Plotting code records
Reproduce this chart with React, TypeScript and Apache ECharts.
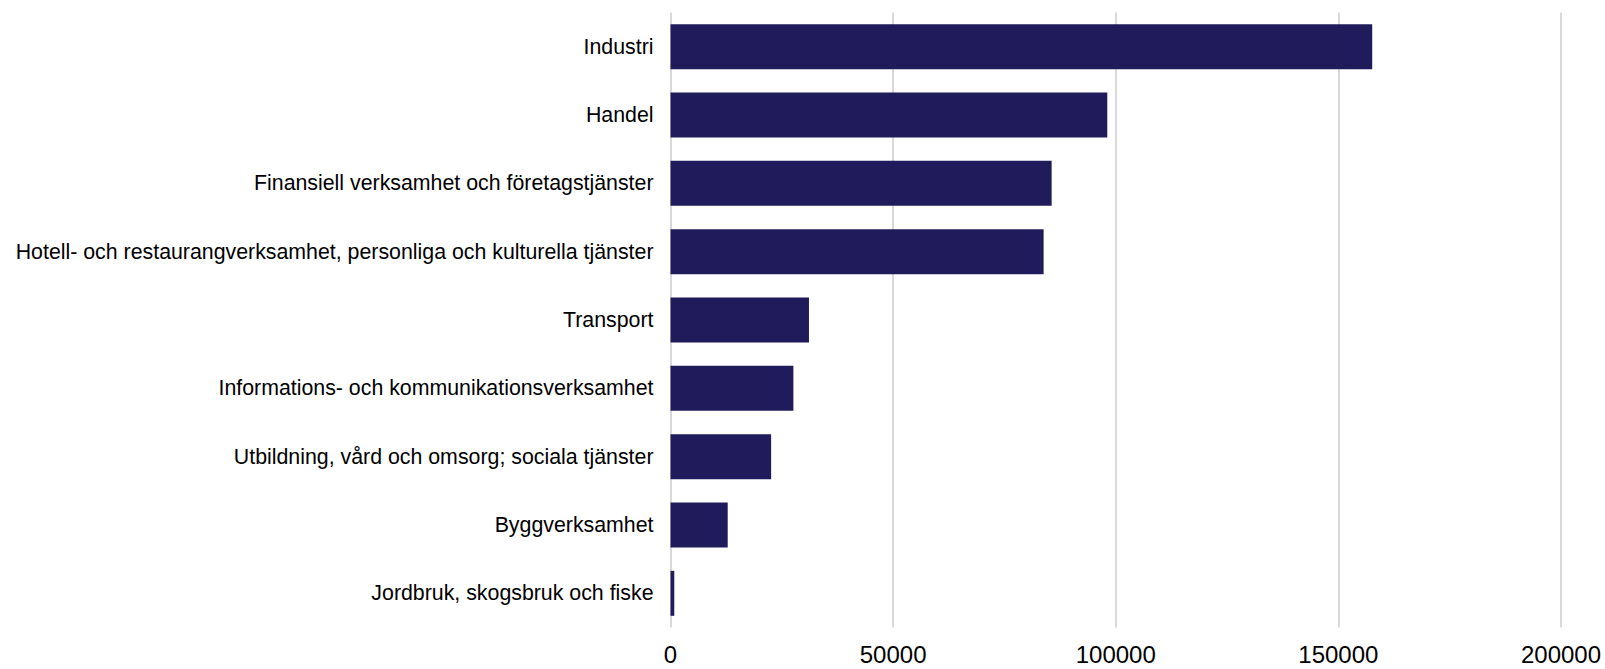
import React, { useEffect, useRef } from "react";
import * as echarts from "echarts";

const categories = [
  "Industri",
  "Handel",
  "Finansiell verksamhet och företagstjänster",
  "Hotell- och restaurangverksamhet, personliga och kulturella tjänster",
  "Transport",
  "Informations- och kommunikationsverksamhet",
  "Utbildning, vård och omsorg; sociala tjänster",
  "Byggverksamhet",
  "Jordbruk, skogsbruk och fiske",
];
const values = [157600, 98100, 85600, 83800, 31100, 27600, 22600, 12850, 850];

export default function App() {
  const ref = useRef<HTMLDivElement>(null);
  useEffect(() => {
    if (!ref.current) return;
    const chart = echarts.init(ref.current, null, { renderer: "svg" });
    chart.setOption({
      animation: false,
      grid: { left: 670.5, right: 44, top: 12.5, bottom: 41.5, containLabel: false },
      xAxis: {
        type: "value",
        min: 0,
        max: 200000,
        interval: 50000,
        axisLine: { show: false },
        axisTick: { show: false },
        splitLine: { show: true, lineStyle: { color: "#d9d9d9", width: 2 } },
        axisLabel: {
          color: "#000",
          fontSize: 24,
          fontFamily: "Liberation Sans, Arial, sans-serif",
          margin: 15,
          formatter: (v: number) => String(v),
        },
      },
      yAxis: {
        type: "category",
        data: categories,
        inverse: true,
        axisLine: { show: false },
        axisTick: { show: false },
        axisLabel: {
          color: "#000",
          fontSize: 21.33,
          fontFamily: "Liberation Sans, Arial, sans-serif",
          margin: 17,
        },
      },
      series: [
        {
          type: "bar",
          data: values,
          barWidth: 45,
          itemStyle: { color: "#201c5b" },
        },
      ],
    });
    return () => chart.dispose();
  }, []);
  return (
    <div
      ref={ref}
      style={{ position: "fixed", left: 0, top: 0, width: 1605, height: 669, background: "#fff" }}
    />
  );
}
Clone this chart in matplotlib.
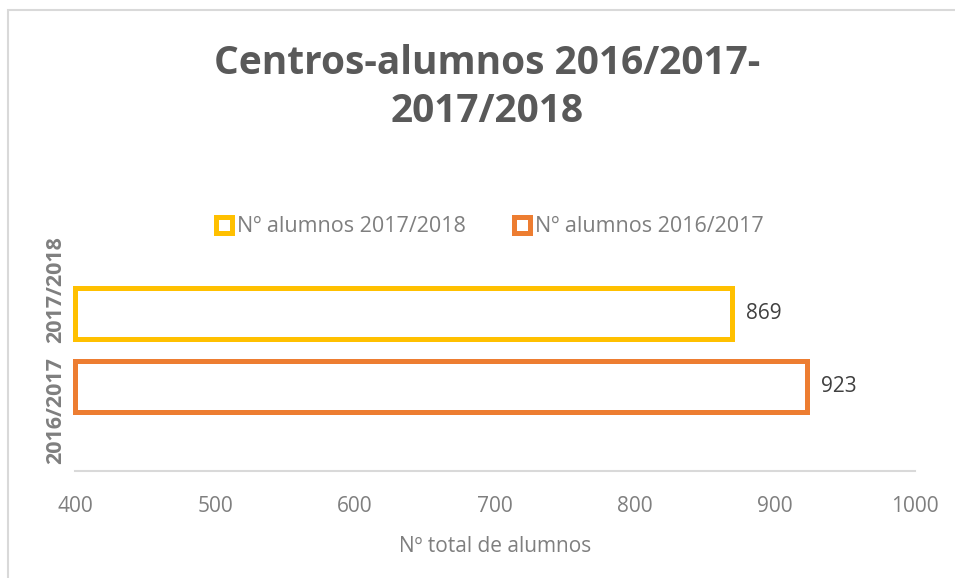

■ Exercise aim ■
Pictures do not belong in the copy. Repeat only the lines from the top of the records through the line containing "import * as".

■ Written solution ■
Reproduce this chart with React, TypeScript and Apache ECharts.
import React, { useEffect, useRef } from "react";
import * as echarts from "echarts";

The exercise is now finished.